■ To do ■
Find each line with the string "chart" and report it.

* Start Supplied material *

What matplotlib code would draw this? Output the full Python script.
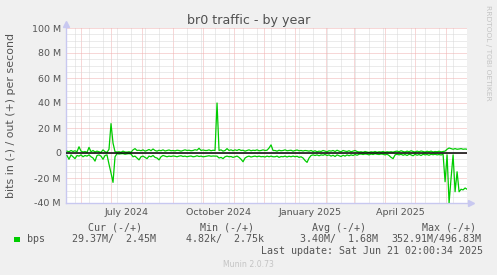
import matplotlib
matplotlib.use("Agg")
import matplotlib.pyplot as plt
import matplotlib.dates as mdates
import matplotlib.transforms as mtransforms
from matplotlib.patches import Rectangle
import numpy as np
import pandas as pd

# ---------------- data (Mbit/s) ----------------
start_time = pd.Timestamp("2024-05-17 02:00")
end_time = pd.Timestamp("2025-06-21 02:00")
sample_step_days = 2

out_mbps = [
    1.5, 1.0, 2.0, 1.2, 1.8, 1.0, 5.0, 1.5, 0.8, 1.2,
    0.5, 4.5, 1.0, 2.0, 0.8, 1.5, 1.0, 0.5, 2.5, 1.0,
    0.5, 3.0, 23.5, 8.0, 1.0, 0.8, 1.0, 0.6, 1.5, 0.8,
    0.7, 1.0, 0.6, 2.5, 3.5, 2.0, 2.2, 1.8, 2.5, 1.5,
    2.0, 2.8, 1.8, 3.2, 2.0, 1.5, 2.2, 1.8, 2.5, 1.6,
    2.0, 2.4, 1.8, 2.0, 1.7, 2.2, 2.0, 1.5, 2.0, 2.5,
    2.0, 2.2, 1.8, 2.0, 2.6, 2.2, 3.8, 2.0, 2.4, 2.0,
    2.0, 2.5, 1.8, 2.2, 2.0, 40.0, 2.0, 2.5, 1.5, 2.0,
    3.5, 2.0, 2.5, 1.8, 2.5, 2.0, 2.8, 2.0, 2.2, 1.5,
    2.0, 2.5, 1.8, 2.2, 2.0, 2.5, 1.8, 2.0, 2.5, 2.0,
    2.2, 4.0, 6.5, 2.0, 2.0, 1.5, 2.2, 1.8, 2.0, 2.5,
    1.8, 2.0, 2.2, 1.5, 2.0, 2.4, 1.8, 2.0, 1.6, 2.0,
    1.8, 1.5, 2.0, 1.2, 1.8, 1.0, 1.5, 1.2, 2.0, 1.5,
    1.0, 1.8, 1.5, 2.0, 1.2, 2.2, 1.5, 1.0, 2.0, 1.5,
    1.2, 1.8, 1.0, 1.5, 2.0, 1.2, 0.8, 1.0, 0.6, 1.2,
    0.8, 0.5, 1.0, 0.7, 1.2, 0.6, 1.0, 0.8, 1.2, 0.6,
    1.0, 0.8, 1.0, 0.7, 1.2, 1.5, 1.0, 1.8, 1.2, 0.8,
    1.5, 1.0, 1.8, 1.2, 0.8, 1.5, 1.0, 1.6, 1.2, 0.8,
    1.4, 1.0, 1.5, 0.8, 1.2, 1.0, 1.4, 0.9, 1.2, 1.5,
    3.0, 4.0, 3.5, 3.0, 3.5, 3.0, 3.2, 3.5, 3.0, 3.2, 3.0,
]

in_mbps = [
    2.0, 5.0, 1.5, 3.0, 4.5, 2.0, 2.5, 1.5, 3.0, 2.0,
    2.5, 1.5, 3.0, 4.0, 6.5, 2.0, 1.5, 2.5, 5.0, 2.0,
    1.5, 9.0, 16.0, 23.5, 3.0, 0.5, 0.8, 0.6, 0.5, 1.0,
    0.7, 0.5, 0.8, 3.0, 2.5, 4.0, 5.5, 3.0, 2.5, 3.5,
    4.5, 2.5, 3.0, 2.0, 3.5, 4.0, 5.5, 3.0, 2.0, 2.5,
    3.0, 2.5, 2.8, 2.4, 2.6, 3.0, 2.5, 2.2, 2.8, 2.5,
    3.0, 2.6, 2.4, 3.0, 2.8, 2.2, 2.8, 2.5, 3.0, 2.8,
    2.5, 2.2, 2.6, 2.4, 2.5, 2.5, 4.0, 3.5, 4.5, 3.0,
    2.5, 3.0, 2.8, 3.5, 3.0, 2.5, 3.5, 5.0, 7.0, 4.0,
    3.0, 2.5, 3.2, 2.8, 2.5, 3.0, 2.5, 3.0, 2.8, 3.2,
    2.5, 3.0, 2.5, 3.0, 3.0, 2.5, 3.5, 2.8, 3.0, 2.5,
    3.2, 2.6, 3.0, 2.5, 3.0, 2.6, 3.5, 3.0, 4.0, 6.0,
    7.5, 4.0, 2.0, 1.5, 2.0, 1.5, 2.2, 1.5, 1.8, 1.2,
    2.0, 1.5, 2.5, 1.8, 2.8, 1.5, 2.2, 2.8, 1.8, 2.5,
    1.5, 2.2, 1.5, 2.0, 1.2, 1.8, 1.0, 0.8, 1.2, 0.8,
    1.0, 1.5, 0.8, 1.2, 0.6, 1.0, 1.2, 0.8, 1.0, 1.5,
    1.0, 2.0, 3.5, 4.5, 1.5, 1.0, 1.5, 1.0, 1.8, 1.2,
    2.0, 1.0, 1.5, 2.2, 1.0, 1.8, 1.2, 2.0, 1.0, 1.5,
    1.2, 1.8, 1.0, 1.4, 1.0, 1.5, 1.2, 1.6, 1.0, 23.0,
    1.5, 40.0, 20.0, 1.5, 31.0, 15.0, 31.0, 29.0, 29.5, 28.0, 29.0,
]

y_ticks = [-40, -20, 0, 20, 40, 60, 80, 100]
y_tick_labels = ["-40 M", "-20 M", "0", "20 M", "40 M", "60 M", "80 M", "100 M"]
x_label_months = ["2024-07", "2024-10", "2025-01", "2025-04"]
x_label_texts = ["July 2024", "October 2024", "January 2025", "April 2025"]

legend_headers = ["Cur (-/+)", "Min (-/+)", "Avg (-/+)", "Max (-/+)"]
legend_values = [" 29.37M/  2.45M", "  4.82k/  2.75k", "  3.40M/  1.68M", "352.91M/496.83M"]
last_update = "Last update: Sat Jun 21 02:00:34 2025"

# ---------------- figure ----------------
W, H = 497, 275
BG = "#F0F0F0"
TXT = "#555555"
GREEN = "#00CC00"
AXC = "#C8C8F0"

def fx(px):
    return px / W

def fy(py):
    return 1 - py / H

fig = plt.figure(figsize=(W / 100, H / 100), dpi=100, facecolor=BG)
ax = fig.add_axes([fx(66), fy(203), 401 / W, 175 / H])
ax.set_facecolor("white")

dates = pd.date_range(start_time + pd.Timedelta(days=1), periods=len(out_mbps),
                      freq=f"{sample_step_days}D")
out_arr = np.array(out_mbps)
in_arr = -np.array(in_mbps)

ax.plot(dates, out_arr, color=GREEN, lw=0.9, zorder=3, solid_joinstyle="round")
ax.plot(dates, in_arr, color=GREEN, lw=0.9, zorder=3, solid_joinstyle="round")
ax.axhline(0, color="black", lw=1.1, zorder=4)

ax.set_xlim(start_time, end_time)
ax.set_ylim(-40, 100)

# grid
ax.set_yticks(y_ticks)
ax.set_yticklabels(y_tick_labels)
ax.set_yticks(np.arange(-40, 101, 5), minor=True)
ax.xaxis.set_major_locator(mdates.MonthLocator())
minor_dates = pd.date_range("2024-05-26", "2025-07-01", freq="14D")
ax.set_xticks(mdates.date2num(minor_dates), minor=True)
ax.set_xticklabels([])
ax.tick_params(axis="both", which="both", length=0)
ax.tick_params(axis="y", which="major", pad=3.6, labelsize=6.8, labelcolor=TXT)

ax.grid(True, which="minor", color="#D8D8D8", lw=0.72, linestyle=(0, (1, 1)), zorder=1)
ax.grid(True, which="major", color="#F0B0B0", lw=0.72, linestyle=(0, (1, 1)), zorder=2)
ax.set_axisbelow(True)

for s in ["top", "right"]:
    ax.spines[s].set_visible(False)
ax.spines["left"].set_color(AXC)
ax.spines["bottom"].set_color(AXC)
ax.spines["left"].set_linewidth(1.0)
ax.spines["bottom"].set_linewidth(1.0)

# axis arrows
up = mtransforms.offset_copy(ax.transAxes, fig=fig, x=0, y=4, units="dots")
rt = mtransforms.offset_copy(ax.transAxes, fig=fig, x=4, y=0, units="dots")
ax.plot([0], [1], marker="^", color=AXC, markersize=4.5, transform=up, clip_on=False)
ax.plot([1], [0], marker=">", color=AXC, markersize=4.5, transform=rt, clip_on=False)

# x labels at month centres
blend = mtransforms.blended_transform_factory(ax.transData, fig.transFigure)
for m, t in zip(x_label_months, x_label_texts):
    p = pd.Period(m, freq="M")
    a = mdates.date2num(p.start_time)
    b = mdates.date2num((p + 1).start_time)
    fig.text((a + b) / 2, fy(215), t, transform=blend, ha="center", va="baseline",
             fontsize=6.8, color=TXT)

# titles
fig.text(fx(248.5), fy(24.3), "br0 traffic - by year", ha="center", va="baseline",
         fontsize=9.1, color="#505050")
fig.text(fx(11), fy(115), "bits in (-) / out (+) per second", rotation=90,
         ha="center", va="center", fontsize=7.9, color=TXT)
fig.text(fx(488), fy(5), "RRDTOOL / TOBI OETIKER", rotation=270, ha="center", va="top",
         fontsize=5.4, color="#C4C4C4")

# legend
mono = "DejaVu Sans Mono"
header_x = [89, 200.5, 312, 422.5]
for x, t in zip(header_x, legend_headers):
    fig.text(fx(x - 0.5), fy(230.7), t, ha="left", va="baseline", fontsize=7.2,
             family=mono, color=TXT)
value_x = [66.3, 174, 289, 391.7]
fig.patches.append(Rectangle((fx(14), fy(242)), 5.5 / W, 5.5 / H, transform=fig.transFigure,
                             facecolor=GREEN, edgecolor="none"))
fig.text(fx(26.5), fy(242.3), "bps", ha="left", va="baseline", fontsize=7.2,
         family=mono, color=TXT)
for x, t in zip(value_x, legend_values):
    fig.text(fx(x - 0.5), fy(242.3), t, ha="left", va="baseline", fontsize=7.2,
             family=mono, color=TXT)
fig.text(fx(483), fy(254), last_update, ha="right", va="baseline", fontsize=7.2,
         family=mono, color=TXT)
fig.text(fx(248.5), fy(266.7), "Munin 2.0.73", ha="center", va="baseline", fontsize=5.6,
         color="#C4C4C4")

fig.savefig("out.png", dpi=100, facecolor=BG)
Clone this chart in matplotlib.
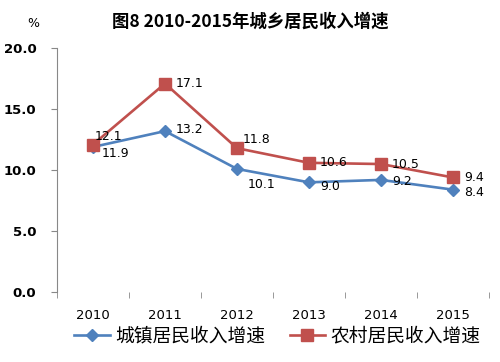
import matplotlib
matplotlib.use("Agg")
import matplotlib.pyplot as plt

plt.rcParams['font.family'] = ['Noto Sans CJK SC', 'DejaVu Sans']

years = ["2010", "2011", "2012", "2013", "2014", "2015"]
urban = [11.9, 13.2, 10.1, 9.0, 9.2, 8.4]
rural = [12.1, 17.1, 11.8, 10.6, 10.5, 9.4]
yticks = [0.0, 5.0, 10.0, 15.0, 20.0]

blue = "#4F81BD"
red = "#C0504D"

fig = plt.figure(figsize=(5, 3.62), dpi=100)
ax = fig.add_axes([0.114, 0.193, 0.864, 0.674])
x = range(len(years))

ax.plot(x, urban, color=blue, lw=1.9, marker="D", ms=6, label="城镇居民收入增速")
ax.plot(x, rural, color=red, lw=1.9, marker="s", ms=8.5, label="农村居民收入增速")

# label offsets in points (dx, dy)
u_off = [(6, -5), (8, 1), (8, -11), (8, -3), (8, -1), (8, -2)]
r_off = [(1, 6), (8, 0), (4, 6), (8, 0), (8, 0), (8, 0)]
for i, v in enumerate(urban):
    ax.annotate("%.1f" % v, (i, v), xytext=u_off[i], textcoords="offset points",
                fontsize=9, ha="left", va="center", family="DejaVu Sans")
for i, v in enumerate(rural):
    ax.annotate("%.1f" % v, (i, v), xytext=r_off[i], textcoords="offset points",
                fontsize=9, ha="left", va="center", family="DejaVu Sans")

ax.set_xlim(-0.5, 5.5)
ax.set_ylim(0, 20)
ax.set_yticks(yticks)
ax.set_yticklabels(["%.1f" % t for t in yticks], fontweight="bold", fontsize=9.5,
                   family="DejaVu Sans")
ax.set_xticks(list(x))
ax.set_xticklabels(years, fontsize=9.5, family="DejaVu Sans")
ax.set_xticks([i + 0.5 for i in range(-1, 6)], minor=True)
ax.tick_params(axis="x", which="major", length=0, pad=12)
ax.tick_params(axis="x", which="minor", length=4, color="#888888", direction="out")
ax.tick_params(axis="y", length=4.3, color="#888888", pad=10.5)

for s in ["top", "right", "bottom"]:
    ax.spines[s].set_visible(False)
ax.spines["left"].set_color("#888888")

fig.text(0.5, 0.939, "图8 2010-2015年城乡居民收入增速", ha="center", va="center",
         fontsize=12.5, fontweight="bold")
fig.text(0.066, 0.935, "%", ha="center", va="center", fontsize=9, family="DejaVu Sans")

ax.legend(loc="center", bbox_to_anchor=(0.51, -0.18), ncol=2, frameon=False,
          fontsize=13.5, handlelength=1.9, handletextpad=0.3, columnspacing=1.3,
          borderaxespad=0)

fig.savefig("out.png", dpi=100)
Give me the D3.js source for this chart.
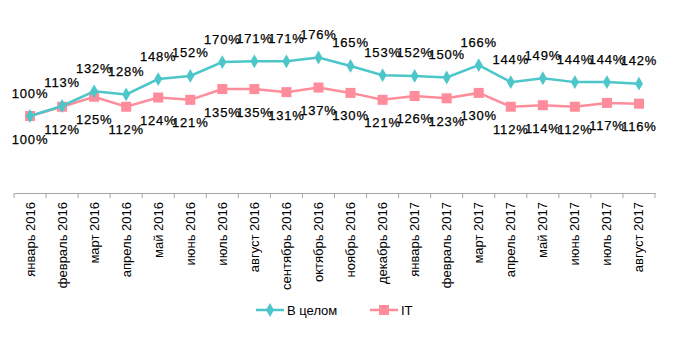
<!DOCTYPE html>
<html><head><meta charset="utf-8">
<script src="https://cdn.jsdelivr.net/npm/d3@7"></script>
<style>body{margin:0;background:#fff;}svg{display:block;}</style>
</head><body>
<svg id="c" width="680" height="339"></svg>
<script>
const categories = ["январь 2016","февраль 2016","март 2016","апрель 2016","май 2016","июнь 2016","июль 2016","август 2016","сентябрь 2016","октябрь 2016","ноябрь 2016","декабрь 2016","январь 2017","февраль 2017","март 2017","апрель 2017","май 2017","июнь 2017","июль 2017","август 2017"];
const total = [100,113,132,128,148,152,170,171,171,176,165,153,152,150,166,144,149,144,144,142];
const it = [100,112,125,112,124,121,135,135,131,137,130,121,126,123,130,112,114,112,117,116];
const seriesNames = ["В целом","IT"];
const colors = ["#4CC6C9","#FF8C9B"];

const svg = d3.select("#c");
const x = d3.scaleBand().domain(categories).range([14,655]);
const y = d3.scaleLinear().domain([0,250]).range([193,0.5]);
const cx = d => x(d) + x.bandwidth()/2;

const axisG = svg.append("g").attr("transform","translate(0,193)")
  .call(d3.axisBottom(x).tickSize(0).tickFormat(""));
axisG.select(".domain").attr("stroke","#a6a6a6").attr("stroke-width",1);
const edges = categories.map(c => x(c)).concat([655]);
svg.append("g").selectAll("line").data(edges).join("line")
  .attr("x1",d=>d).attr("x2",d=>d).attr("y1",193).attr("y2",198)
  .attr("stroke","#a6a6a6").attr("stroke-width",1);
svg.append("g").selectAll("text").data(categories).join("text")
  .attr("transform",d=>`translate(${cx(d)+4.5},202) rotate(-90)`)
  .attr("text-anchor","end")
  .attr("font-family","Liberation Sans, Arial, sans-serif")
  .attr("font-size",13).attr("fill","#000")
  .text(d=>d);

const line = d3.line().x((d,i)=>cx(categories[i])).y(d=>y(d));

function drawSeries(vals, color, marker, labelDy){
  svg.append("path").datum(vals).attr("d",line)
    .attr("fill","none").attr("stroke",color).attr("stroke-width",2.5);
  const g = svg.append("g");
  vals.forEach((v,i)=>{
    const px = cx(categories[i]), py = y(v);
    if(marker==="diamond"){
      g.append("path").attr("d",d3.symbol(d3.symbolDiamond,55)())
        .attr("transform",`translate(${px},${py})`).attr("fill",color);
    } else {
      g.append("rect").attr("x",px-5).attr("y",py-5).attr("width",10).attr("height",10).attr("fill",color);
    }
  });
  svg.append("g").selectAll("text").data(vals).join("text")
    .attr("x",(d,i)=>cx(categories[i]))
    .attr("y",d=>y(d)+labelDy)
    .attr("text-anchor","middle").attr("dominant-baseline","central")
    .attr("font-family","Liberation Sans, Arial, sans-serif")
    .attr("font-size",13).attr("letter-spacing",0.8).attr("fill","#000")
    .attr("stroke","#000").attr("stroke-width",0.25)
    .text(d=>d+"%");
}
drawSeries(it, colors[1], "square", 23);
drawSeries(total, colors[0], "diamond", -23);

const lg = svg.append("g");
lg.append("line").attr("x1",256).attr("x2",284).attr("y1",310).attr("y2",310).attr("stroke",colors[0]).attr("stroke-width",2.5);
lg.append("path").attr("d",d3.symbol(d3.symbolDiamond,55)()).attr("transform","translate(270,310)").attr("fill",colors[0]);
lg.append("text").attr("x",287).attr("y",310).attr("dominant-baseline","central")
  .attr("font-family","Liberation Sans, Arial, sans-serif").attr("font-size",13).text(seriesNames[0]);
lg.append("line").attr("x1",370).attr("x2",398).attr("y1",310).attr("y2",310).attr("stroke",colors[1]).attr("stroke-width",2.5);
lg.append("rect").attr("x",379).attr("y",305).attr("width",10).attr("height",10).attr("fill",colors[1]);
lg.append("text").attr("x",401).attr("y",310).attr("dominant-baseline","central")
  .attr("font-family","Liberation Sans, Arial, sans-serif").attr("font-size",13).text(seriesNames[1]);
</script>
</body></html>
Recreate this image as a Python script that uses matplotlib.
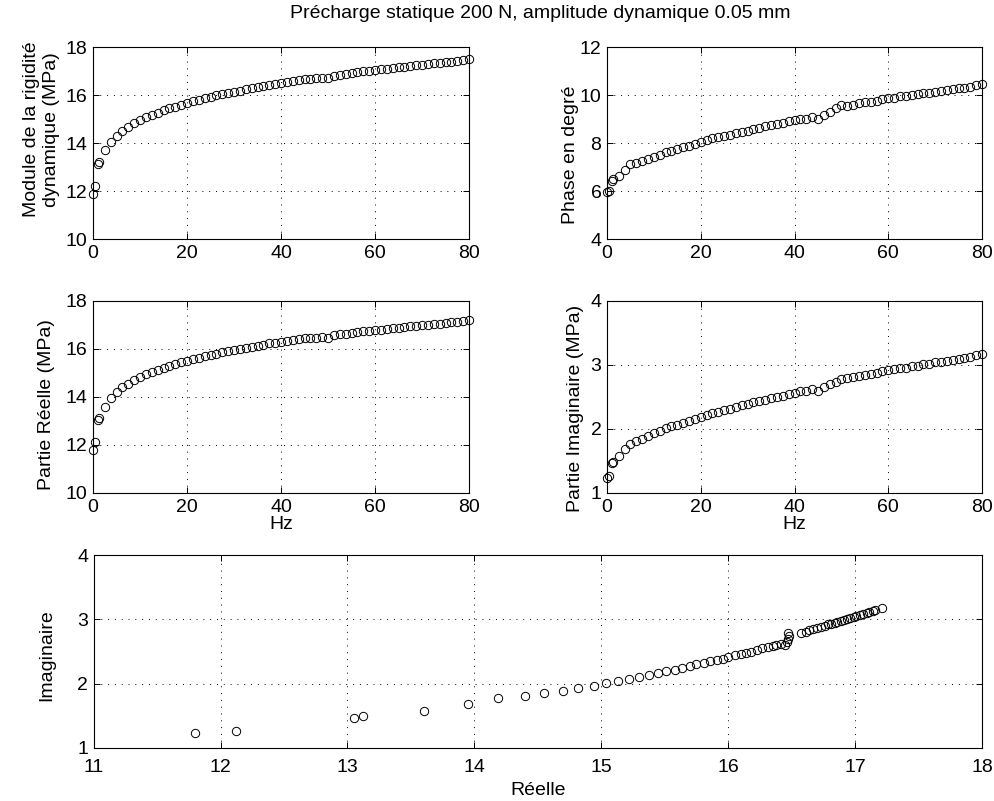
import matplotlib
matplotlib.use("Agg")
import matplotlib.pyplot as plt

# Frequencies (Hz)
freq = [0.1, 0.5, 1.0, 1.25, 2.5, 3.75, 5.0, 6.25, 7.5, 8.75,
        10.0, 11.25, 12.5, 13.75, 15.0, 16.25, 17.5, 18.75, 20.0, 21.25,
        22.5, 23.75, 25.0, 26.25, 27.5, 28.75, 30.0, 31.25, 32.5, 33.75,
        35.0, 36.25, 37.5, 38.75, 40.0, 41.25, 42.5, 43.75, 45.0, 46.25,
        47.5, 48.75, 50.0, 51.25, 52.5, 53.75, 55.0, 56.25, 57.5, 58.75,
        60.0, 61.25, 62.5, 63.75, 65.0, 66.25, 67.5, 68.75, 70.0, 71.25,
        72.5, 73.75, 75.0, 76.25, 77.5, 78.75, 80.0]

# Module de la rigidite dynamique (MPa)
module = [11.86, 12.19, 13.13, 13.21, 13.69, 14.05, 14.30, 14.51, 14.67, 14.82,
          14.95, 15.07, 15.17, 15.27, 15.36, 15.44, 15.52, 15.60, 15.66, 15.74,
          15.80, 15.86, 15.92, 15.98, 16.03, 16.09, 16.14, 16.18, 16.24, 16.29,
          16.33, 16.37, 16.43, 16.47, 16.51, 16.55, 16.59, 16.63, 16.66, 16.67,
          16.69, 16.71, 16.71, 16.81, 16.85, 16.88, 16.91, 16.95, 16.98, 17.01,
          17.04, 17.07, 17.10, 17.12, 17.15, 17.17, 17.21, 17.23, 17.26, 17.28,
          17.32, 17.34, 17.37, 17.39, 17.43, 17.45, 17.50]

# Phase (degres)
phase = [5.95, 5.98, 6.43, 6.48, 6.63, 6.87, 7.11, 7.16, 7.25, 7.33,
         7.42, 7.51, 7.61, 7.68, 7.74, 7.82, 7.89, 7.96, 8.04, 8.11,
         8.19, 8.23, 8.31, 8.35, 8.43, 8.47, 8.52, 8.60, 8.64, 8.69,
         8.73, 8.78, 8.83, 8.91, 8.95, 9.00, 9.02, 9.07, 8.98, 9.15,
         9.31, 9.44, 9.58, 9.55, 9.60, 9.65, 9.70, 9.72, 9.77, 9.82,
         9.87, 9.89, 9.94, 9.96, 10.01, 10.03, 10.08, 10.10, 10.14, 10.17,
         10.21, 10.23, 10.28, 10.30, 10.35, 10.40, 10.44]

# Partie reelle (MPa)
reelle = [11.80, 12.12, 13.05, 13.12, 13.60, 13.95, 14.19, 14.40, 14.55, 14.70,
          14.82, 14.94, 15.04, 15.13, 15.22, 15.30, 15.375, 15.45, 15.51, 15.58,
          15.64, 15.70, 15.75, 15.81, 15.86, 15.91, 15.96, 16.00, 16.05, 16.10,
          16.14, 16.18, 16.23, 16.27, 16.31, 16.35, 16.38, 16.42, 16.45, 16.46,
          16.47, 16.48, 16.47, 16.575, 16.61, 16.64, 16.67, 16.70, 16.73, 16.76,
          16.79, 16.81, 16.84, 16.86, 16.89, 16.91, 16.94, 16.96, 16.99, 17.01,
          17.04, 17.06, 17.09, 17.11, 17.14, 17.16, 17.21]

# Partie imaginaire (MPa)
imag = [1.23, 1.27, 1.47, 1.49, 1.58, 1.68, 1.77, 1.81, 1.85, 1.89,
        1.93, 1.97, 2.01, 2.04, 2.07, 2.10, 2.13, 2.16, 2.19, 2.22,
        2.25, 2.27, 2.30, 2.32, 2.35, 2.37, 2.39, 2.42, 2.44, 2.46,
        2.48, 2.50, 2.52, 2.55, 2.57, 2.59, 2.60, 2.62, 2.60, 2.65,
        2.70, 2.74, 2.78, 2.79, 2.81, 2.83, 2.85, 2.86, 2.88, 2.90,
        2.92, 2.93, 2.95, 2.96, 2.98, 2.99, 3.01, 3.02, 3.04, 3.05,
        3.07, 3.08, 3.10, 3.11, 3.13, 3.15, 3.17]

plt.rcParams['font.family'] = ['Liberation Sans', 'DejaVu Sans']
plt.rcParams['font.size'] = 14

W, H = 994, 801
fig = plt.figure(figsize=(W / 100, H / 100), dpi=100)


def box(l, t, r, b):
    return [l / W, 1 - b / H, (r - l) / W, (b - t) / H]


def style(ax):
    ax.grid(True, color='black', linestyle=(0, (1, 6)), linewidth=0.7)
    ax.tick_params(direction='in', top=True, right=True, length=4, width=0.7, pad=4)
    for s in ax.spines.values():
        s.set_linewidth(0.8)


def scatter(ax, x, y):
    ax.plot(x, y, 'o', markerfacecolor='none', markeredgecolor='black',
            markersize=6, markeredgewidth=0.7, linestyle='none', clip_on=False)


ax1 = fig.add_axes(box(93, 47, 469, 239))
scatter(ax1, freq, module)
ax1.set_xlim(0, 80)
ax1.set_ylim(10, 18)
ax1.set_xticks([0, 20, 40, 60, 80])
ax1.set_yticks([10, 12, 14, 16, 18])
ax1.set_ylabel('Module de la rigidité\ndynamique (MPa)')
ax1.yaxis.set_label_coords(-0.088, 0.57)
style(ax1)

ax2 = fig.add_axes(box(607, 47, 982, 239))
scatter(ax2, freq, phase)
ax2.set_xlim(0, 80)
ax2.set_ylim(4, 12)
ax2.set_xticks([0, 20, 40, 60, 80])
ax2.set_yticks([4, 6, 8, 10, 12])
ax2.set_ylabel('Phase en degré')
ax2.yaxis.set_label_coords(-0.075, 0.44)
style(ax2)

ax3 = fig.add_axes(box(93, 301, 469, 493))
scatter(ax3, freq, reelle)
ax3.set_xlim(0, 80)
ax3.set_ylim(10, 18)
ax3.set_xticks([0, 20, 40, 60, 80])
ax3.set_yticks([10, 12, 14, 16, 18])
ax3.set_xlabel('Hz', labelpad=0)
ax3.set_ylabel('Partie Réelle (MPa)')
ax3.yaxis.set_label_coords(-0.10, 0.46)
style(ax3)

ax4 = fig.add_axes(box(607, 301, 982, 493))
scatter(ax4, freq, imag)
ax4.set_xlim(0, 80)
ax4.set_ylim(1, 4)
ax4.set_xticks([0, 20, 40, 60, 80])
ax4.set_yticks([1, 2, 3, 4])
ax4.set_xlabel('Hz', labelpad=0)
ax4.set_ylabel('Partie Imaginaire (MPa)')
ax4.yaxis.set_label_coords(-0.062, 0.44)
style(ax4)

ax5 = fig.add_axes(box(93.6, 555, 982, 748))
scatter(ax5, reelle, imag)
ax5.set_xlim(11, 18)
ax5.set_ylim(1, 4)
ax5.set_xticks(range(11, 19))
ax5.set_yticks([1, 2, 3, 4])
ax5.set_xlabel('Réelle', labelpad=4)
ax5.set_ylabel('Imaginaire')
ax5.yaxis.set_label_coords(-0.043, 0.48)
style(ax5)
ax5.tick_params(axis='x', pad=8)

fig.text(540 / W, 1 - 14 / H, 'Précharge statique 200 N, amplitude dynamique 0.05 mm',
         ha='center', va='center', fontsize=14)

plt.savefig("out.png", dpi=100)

* End Supplied material *

■ Written solution ■
Clone this chart in matplotlib.
Give me the D3.js source for this chart.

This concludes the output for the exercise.